Transition-Related Care: Understanding Gender-Affirming Practices and Therapies
Transition-related care, or gender-affirming care, refers to a range of practices and therapies that aim to affirm a transgender person’s gender identity. This umbrella term includes not only social behavior and communication practices, but also healthcare treatments such as hormone therapy and puberty blockers. As each individual’s experience is unique, transgender adults make independent decisions in consultation with mental health care professionals and medical practitioners regarding which combination of practices and treatments are suitable for them.
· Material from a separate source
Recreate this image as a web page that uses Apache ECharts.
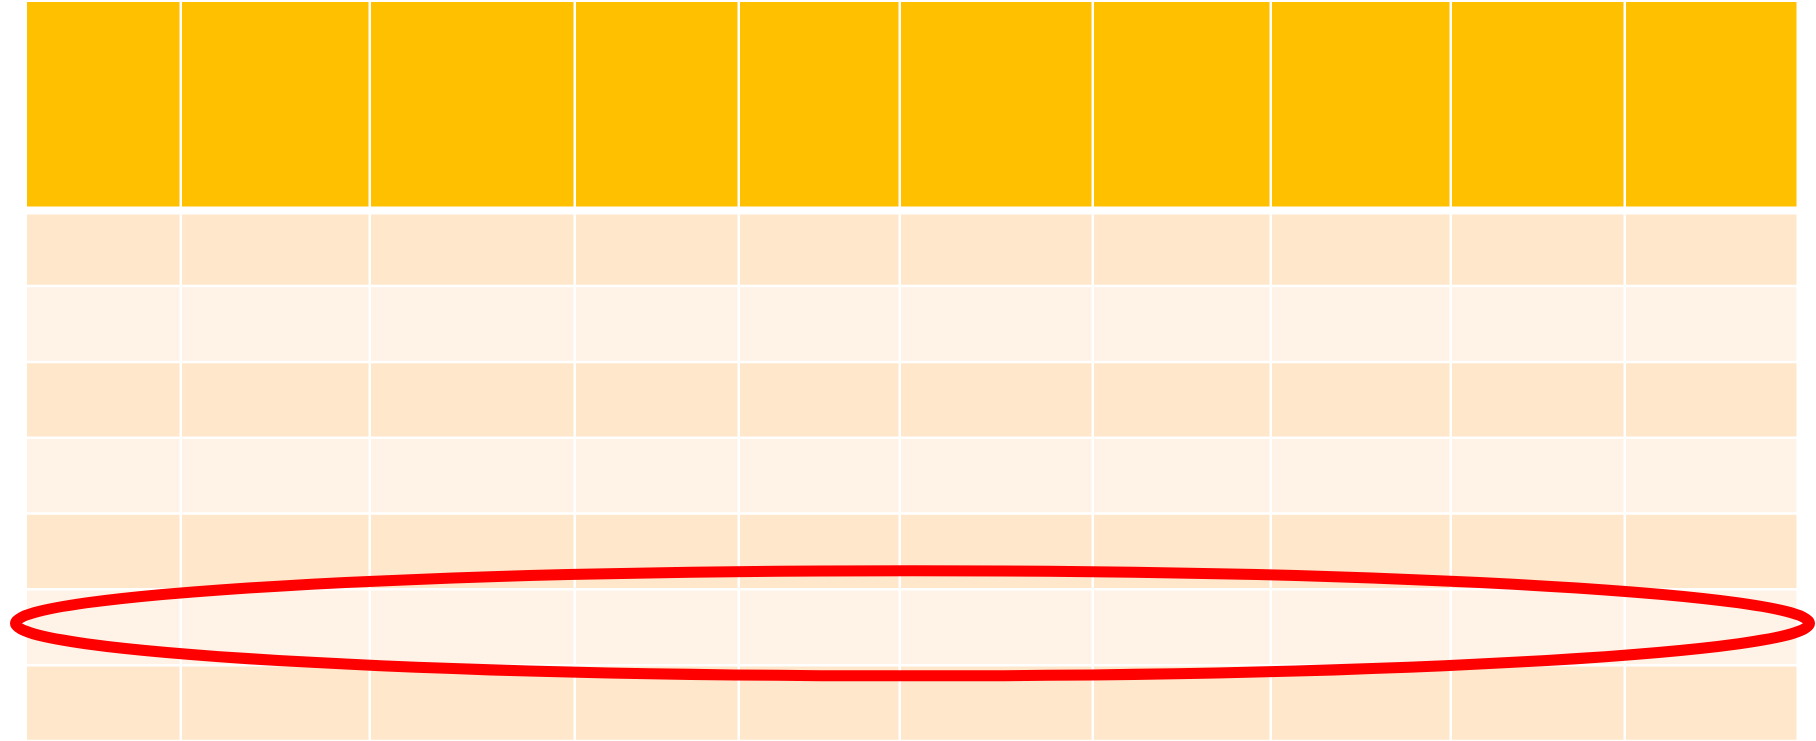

In a recent survey released on March 23, the Kaiser Family Foundation and The Washington Post reported that transitioning has made most transgender American adults more satisfied with their lives. Moreover, studies have demonstrated that transgender youth who take puberty blockers are significantly less likely to experience lifelong suicidal ideation than those who do not receive the care. Likewise, transgender individuals who receive transition-related hormone therapy experience reduced psychological trauma and increased life satisfaction.
It is worth noting that major medical associations support transition-related care. These associations include the American Academy of Pediatrics, the American Medical Association, the Endocrine Society, the World Medical Association, and the World Professional Association for Transgender Health. “The bottom line is, gender-affirming care is something that is evidence-based. There are multiple medical organizations that have reviewed the literature,” said Texas Pediatric Society president Louis Appel. “These are complicated issues that really are best dealt with in the context of the physician-patient-family relationship.”
Providers overwhelmingly follow a care timeline set up by major national and global medical organizations. The Endocrine Society, for example, recommends waiting until a teenager can give informed consent (usually around age 16) to start hormone therapy. Additionally, major medical associations, such as the American Academy of Pediatrics, the World Professional Association for Transgender Health, and the Endocrine Society, have published guidelines on age-appropriate timelines for care.
According to an Endocrine Society statement, “Transgender teenagers should be afforded the same legal rights [as cisgender teenagers], together with their parents or guardians, [who] are currently deemed competent to give consent to various medical treatments.” In essence, major medical associations encourage care that is individualized and age-appropriate, while providing support to help transgender individuals achieve a better quality of life.